S’il faut en croire les enquêtes sociologiques les plus récentes, pour 63,1 % des intéressés, la définition de leur identité comme « Arabes palestiniens en Israël » paraît la plus appropriée. Et ils sont plus nombreux encore à prôner la formation d’un Etat palestinien indépendant et la transformation d’Israël en un Etat binational dans lequel ils bénéficieraient d’un statut égal à celui des citoyens juifs. Mais ce positionnement suscite aussi des réserves. Nombre de jeunes Arabes de 25 ans rechignent à se présenter comme « Palestiniens israéliens » depuis la seconde Intifada. Il en allait de même de la génération de leurs parents, qui invoquaient, eux, la « journée de la terre » – ce 30 mars 1976 où l’armée israélienne tua six manifestants pacifiques. Quant à leurs grands-parents, ils citaient la Nakba (la « catastrophe ») et l’expulsion de 1948.

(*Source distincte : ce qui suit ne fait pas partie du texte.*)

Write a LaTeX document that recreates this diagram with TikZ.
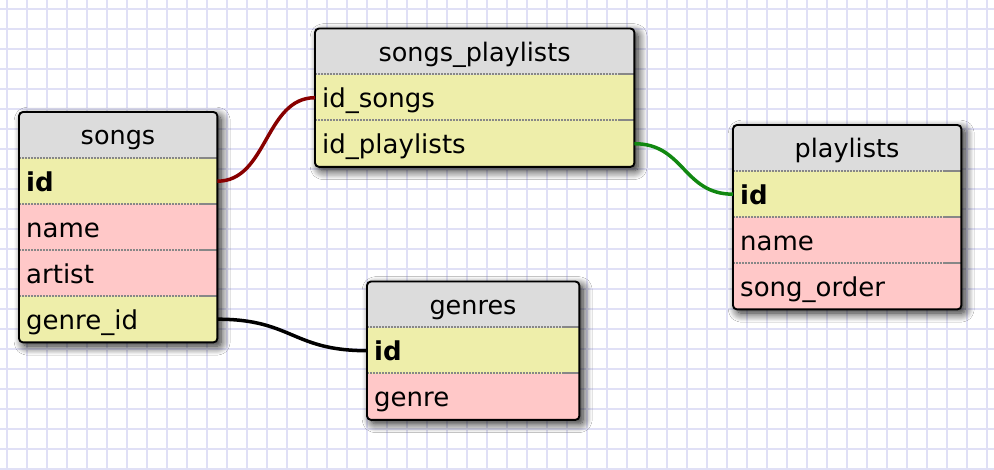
\documentclass[tikz,border=0pt]{standalone}
\usepackage{fontspec}
\setmainfont{DejaVu Sans}
\usetikzlibrary{shadows.blur}
\definecolor{gridc}{RGB}{224,224,246}
\definecolor{hdrc}{RGB}{220,220,220}
\definecolor{yelc}{RGB}{238,238,170}
\definecolor{pinkc}{RGB}{255,200,200}
\definecolor{sepc}{RGB}{135,135,135}
\definecolor{relred}{RGB}{136,0,0}
\definecolor{relgreen}{RGB}{17,136,17}
\tikzset{
 tblbox/.style={fill=hdrc, rounded corners=4pt, inner sep=0pt, anchor=north west,
   blur shadow={shadow xshift=4pt, shadow yshift=-4pt, shadow blur radius=9pt, shadow opacity=90, shadow blur steps=12}},
 border/.style={draw=black, line width=1.9pt, rounded corners=4pt},
 rowcell/.style={inner sep=0pt, minimum height=46pt, anchor=north west},
 rowtext/.style={inner sep=0pt, anchor=west, font=\fontsize{26}{30}\selectfont, text height=20pt, text depth=0pt},
 hdrtext/.style={inner sep=0pt, font=\fontsize{25.5}{30}\selectfont, text height=19.5pt, text depth=0pt},
 sepdot/.style={draw=sepc, line width=2pt, dash pattern=on 1.6pt off 1.4pt},
 sepsolid/.style={draw=sepc, line width=2pt},
 conn/.style={line width=3.5pt},
 gridline/.style={draw=gridc, line width=2pt}
}
\newcommand\dbrow[6]{%
 \node[rowcell, fill=#5, minimum width=#4pt] (#1) at (#2,#3) {};
 \node[rowtext] (#1-t) at ([xshift=7pt]#1.west) {#6};
 \draw[sepdot] (#2,#3) -- (#2+#4-16,#3);
 \draw[sepsolid] (#2+#4-16,#3) -- (#2+#4,#3);
}
\newcommand\dbtable[6]{%
 \node[tblbox, minimum width=#4pt, minimum height=#5pt] (#1) at (#2,#3) {};
 \node[hdrtext] (#1-title) at (#2+#4/2,#3+23) {#6};
}
\begin{document}
\begin{tikzpicture}[x=1pt,y=-1pt]
\useasboundingbox (0,0) rectangle (994,470);
\fill[white] (0,0) rectangle (994,470);
\foreach \i in {0,...,49} \draw[gridline] (6.7+20*\i,0) -- (6.7+20*\i,470);
\foreach \j in {0,...,23} \draw[gridline] (0,9.3+20*\j) -- (994,9.3+20*\j);

% songs
\dbtable{songs}{19}{112}{198}{230}{songs}
\begin{scope}
\clip[rounded corners=4pt] (songs.north west) rectangle (songs.south east);
\dbrow{songs-id}{19}{158}{198}{yelc}{\textbf{id}}
\dbrow{songs-name}{19}{204}{198}{pinkc}{name}
\dbrow{songs-artist}{19}{250}{198}{pinkc}{artist}
\dbrow{songs-genre}{19}{296}{198}{yelc}{genre\_id}
\end{scope}
\draw[border] (songs.north west) rectangle (songs.south east);

% songs_playlists
\dbtable{sp}{315}{28.5}{319}{138}{songs\_playlists}
\begin{scope}
\clip[rounded corners=4pt] (sp.north west) rectangle (sp.south east);
\dbrow{sp-ids}{315}{74.5}{319}{yelc}{id\_songs}
\dbrow{sp-idp}{315}{120.5}{319}{yelc}{id\_playlists}
\end{scope}
\draw[border] (sp.north west) rectangle (sp.south east);

% playlists
\dbtable{pl}{733}{125}{228}{184}{playlists}
\begin{scope}
\clip[rounded corners=4pt] (pl.north west) rectangle (pl.south east);
\dbrow{pl-id}{733}{171}{228}{yelc}{\textbf{id}}
\dbrow{pl-name}{733}{217}{228}{pinkc}{name}
\dbrow{pl-order}{733}{263}{228}{pinkc}{song\_order}
\end{scope}
\draw[border] (pl.north west) rectangle (pl.south east);

% genres
\dbtable{gen}{367}{281.5}{212}{138}{genres}
\begin{scope}
\clip[rounded corners=4pt] (gen.north west) rectangle (gen.south east);
\dbrow{gen-id}{367}{327.5}{212}{yelc}{\textbf{id}}
\dbrow{gen-genre}{367}{373.5}{212}{pinkc}{genre}
\end{scope}
\draw[border] (gen.north west) rectangle (gen.south east);

% relations
\draw[conn, relred] (songs-id.east) .. controls +(50,0) and +(-50,0) .. (sp-ids.west);
\draw[conn, relgreen] (sp-idp.east) .. controls +(50,0) and +(-50,0) .. (pl-id.west);
\draw[conn, black] (songs-genre.east) .. controls +(75,0) and +(-75,0) .. (gen-id.west);
\end{tikzpicture}
\end{document}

Jeune journaliste, Mona Abu Bakr « refuse d’accepter l’Etat sioniste pour une seule raison : son déni total de l’existence de la personne arabe palestinienne dans ce pays. (...) Comment entériner un principe qui nie mon existence comme personne enracinée dans une culture élaborée au long des siècles dans cette patrie qui est la mienne, la Palestine ? (...) Mon identité, je la définis en me réveillant et en écoutant les nouvelles sur [la radio d’Etat] Kol Israël ; en marchant dans la rue et en écoutant les gens autour de moi ; en montant dans le train pour me rendre à mon travail et en m’asseyant entre des soldats armés de fusils comme s’ils étaient des gens ordinaires ; en entendant des appels à la haine contre les miens ; en voyant qu’on exige plus d’efforts de moi que d’une juive pour être acceptée à l’université. (...) Je n’irai pas vivre dans l’Etat palestinien lorsqu’il sera créé, mais cela ne veut pas dire que je renonce à la Palestine : elle est vivante dans notre cœur et nous accompagne où nous allons (5) ».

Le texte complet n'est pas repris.